- What to produce
Look for the string "this" and copy every line that has it.

- Supplied data
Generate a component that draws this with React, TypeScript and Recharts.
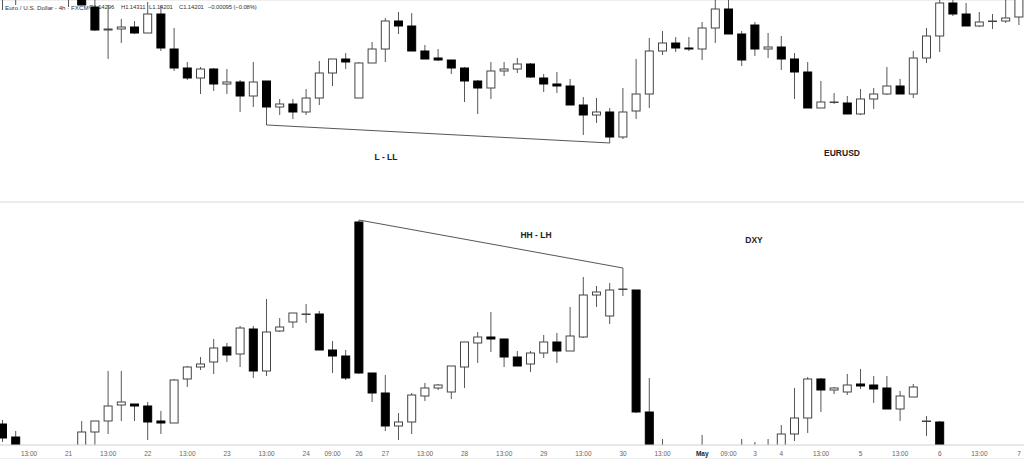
...
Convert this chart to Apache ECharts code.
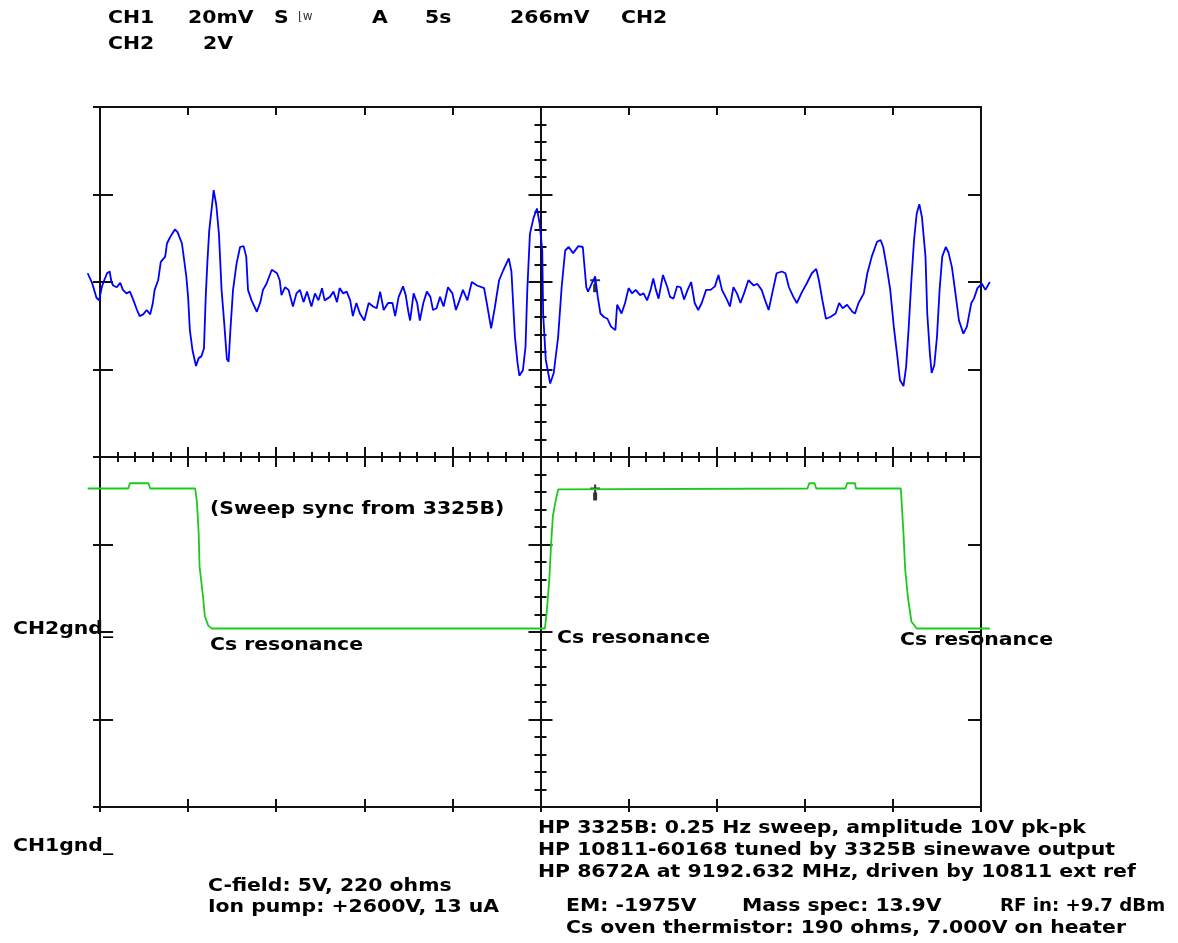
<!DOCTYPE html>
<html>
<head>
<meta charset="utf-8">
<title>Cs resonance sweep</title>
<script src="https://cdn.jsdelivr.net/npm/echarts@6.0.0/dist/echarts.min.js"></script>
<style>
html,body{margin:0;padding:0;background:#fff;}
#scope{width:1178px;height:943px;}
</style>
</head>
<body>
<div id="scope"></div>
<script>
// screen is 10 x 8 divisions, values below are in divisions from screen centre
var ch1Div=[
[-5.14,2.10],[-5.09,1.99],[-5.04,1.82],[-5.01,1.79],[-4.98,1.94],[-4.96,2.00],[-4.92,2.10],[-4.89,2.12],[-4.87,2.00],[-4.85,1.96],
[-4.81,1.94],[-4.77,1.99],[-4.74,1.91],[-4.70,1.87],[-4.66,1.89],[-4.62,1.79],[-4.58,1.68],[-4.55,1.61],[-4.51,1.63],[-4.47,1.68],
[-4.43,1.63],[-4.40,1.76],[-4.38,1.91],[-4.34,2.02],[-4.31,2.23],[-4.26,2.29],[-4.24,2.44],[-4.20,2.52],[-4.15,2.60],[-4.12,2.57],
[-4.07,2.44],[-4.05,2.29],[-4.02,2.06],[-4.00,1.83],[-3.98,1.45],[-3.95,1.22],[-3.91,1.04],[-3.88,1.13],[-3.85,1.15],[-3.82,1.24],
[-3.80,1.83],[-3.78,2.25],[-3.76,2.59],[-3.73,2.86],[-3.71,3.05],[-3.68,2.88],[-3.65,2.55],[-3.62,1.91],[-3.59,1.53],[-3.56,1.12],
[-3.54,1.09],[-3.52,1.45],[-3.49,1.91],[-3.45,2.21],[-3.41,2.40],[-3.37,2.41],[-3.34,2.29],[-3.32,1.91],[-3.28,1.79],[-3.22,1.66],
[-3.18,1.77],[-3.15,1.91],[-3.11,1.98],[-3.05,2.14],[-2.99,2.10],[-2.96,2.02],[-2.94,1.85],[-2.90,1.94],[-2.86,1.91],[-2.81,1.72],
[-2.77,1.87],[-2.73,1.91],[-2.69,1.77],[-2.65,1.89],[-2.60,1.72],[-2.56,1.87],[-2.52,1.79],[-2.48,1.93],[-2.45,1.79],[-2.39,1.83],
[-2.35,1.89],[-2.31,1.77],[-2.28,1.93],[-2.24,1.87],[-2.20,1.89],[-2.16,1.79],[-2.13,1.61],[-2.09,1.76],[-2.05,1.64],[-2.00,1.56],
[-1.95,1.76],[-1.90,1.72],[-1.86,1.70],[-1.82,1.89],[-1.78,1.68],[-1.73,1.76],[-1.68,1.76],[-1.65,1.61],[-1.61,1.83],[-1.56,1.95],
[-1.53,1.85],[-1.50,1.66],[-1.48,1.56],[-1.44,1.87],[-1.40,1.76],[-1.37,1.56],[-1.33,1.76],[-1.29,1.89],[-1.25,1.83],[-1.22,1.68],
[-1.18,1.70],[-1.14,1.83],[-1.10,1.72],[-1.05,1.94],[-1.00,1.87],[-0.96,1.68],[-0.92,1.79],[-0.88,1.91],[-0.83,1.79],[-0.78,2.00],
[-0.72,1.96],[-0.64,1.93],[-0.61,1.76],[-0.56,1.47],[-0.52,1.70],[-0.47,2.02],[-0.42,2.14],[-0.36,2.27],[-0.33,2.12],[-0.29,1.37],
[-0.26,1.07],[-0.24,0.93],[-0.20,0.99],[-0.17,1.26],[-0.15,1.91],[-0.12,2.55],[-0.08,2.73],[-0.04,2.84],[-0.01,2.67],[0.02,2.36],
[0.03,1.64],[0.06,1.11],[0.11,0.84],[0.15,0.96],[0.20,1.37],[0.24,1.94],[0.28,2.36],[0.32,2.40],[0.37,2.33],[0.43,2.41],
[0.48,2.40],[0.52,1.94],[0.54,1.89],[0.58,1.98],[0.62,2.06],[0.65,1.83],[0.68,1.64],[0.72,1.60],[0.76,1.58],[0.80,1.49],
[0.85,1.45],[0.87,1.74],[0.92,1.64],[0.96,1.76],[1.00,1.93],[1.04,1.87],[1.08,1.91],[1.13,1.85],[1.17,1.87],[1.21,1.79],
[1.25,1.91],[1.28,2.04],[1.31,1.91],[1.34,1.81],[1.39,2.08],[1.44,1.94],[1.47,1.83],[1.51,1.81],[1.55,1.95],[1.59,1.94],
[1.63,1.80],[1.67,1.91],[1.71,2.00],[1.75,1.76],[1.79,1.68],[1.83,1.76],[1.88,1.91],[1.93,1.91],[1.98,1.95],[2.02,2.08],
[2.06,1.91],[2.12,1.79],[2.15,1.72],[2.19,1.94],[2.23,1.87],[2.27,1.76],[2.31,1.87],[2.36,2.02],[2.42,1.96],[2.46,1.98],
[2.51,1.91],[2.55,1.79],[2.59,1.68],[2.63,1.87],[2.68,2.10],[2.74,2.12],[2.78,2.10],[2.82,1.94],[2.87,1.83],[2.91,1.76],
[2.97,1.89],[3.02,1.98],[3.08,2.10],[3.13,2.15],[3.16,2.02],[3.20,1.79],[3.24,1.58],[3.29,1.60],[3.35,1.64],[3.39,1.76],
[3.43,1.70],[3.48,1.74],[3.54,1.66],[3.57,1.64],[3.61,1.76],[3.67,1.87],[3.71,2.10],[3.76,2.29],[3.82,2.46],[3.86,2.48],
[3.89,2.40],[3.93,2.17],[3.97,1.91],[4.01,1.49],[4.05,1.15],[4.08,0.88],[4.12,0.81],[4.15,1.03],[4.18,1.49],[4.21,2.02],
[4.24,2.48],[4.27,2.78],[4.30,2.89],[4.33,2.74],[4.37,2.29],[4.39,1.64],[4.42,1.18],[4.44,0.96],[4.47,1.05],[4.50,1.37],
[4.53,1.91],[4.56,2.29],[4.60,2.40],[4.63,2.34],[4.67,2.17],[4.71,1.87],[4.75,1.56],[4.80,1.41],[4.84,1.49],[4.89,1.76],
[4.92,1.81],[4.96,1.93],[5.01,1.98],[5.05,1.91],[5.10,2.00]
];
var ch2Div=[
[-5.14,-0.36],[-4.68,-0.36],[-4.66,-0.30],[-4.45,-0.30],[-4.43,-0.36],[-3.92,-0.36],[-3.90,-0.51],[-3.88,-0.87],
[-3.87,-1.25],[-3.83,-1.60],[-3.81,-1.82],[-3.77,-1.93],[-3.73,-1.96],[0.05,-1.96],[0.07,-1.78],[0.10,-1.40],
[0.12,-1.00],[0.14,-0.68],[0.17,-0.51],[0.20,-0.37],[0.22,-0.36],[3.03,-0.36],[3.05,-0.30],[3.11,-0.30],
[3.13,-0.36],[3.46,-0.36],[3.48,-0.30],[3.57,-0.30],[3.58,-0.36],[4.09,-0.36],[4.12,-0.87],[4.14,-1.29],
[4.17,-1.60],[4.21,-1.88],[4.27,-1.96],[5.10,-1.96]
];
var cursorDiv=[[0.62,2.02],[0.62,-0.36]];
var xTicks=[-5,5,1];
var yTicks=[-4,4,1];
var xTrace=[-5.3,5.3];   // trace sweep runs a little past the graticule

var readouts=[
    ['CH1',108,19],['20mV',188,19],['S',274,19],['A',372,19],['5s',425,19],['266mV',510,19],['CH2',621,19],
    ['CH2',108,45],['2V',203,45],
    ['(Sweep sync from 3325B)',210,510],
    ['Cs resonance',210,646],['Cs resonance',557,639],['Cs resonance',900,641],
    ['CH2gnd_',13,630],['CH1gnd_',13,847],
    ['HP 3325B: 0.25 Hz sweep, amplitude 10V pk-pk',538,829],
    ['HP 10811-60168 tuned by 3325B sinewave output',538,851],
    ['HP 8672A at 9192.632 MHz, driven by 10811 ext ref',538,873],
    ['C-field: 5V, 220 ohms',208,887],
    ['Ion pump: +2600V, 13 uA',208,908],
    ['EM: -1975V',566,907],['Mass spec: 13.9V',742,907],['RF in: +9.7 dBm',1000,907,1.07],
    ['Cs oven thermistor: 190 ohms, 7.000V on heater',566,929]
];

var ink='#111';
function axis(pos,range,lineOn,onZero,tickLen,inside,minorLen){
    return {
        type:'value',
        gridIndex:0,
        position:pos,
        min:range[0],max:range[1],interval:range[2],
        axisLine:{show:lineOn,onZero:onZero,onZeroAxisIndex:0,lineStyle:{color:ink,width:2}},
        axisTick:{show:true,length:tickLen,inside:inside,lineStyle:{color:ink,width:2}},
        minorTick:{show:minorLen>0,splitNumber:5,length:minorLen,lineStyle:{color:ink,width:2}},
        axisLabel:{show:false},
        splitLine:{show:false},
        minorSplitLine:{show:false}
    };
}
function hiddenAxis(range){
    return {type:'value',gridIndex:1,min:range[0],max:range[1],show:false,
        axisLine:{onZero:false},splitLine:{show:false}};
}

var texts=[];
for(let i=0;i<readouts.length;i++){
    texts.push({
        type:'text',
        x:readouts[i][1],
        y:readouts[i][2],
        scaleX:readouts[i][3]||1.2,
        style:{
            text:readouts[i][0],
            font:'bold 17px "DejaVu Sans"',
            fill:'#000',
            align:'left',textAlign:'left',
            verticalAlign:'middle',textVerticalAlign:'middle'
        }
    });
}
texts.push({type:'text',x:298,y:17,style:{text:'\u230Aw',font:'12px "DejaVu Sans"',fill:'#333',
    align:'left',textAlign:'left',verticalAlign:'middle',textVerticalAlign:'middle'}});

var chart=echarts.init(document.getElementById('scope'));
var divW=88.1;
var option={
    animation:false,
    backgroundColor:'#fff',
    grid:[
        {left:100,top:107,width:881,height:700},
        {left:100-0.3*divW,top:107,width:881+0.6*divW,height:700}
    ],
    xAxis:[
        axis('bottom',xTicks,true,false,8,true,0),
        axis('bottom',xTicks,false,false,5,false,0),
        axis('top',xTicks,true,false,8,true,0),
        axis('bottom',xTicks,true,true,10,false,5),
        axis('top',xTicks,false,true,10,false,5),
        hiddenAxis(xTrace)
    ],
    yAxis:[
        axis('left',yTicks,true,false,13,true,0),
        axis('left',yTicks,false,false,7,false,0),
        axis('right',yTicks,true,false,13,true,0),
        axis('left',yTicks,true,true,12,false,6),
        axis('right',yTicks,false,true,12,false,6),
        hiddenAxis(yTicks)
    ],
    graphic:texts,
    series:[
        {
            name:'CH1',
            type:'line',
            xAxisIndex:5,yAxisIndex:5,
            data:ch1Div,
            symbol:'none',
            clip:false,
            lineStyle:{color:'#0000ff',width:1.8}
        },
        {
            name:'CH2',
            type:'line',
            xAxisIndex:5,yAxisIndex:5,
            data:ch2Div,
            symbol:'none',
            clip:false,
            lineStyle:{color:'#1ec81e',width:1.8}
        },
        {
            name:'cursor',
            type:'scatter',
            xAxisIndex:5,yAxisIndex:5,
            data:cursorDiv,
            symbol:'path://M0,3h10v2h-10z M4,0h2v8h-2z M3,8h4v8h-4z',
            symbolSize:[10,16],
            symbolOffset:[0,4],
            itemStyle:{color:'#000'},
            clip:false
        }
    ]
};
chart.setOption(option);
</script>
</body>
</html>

- Exercise output
Generate a component that draws this with React, TypeScript and Recharts.
Convert this chart to Apache ECharts code.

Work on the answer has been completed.